Following the elevation of the line through Evanston onto a solid fill embankment in 1908, the station was moved south to the north side of Mulford Street and the line was upgraded with a third track. The reconstruction simplified the station’s layout. The new station had a pair of side platforms serving the outer two tracks which were reached by a set of stairways leading down to Mulford Street. Consistent with the North Western’s left-hand running, the eastern track and platform served southbound trains (to Chicago) while the western track and platform served northbound trains (to Milwaukee). The center track was a bidirectional through track and did not serve the station. A new station building was erected at track level on the east side of the tracks and, as with Rose Hill to the south, Calvary was equipped with an elevator to allow pallbearers on funeral trains to bring coffins down to the ground for interment in Calvary Cemetery.

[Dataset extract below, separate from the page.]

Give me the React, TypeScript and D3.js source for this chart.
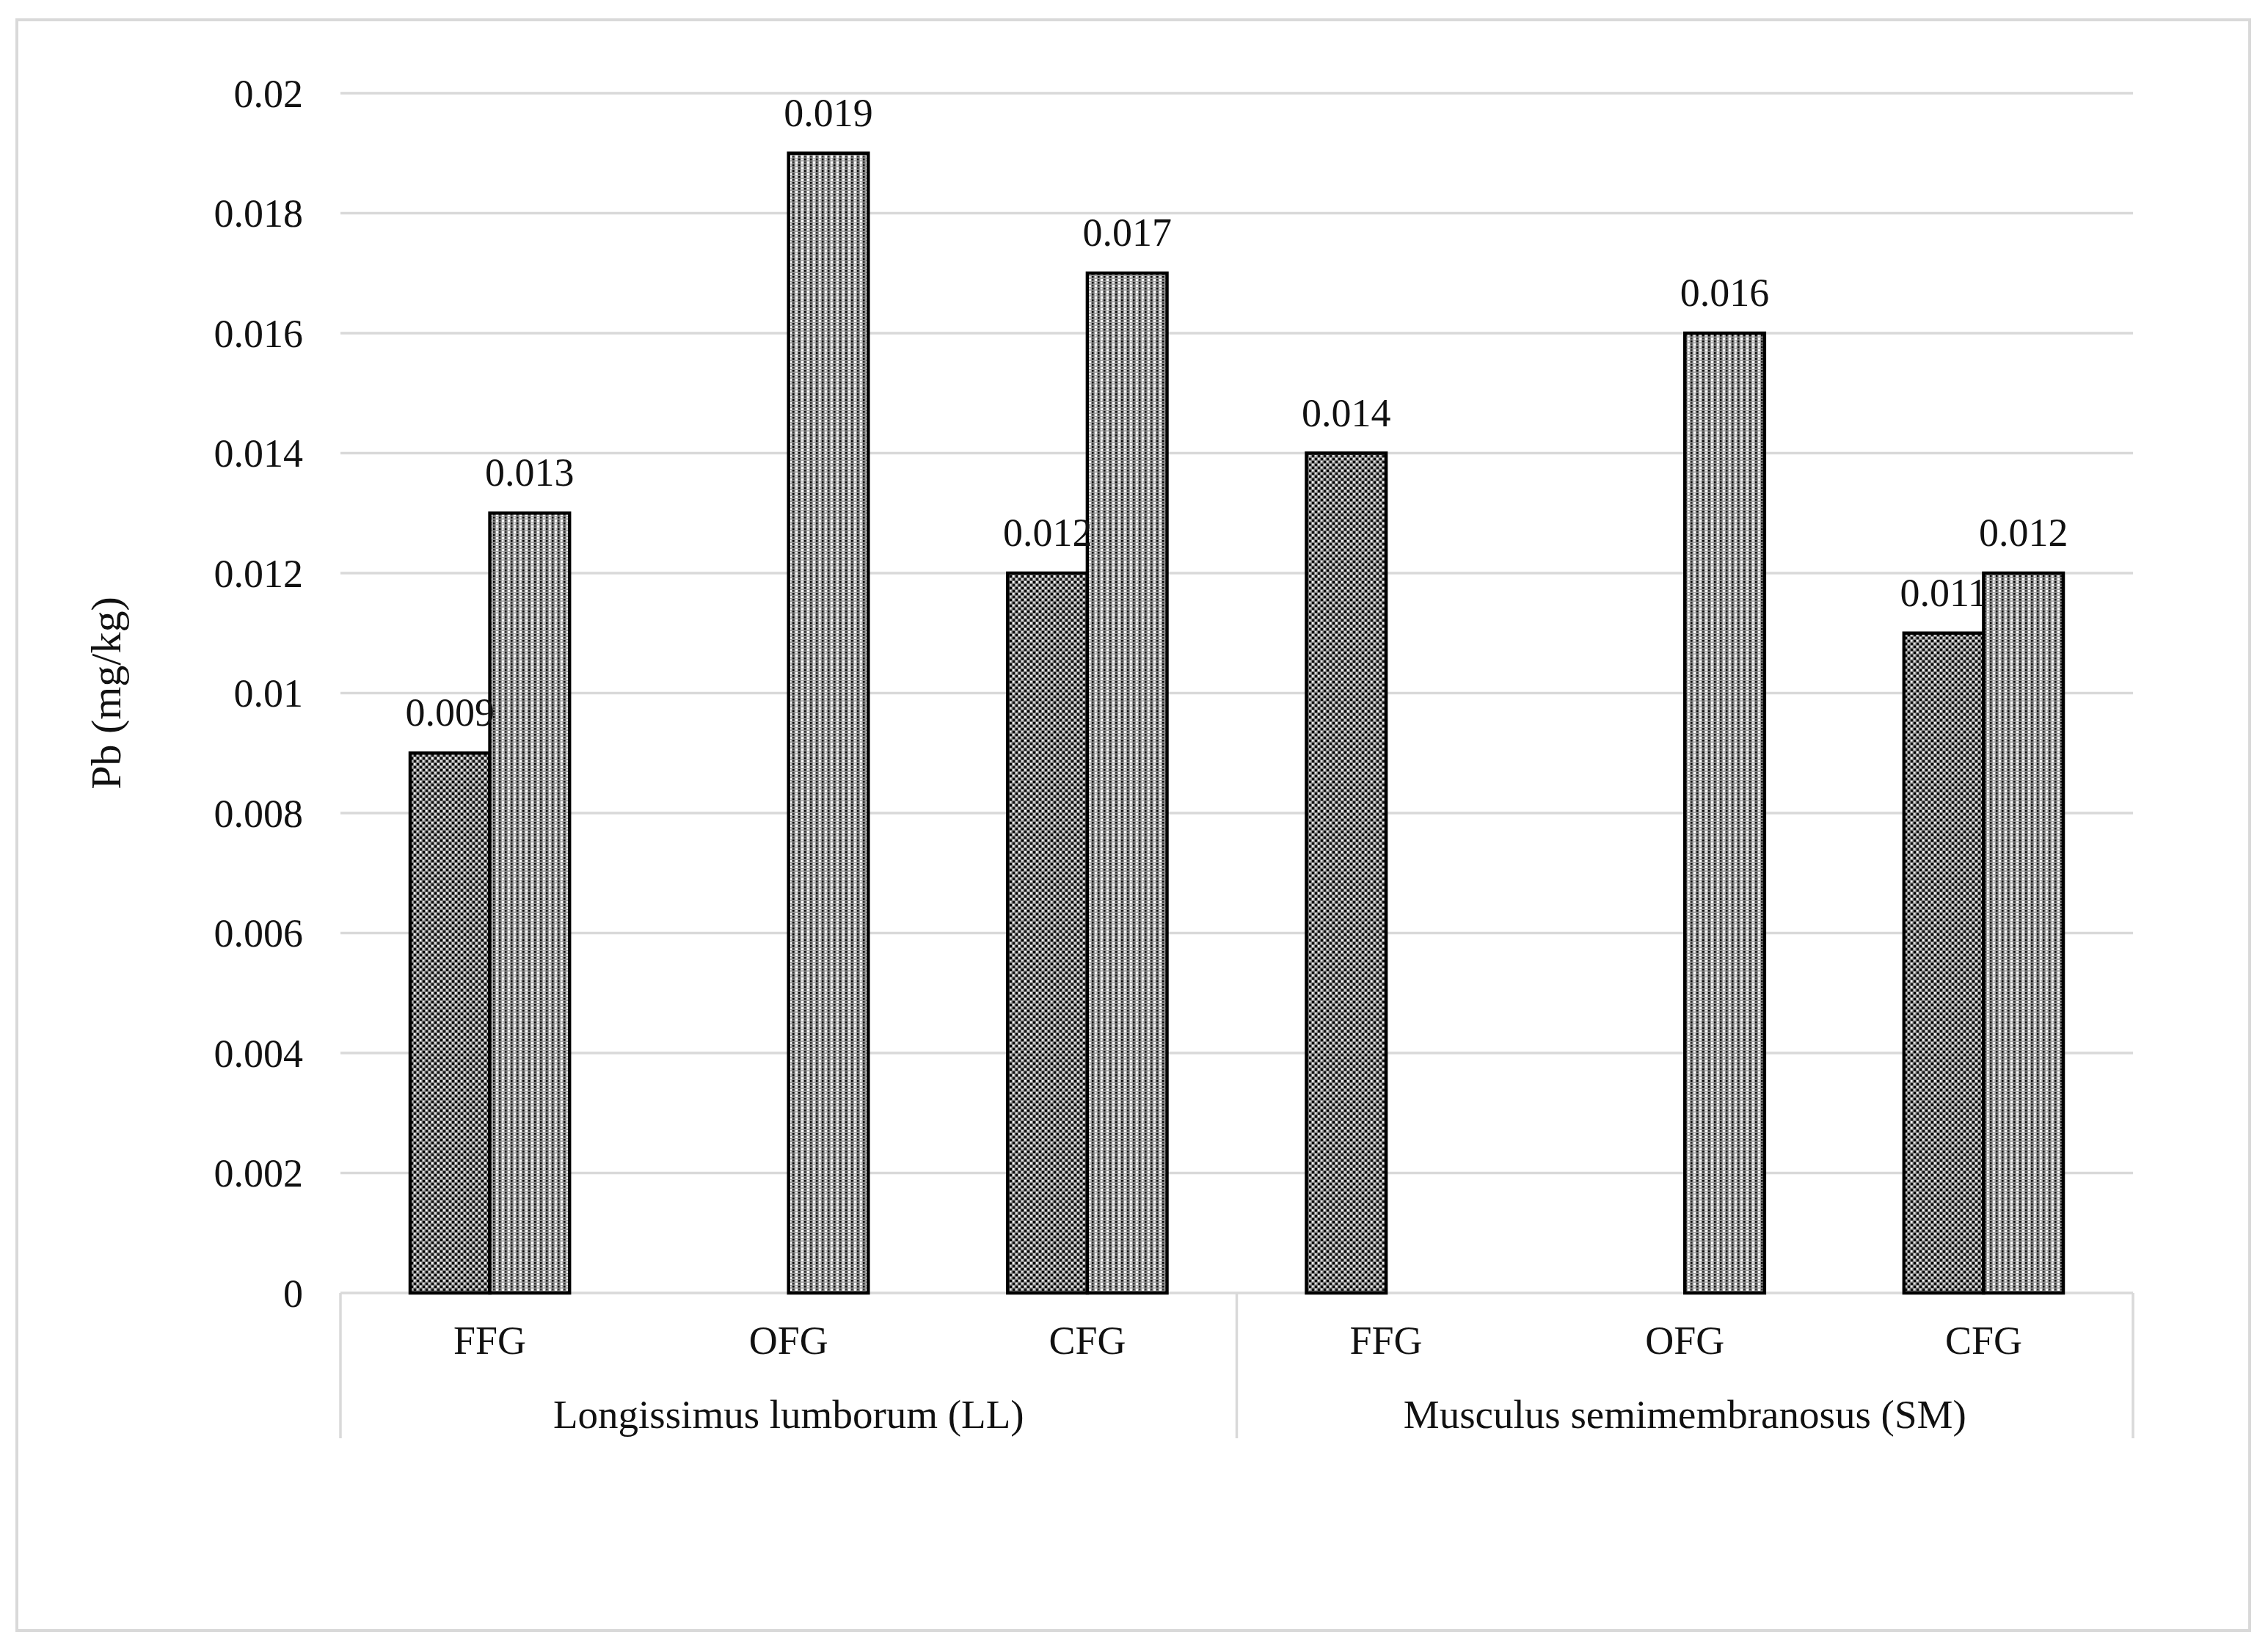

By the 1950s, the management of the Chicago and North Western began to reassess its commuter service and came to the conclusion that the road could be operated more economically and efficiently by closing stations in and near Chicago and focusing on suburban and long-haul traffic. To this end, the company went before the Illinois Commerce Commission in June 1958, requesting permission to abandon more than twenty stops, alter train schedules, revise its ticketing structure, and raise fares on monthly tickets. On November 14, the ICC ruled in favor of granting the majority of the North Western’s requests, including the closure of the Calvary station. The fare increase and service alterations went into effect on December 1, 1958, and Calvary was abandoned along with twenty other stations either in or near Chicago on the Milwaukee, Galena, and Wisconsin Divisions.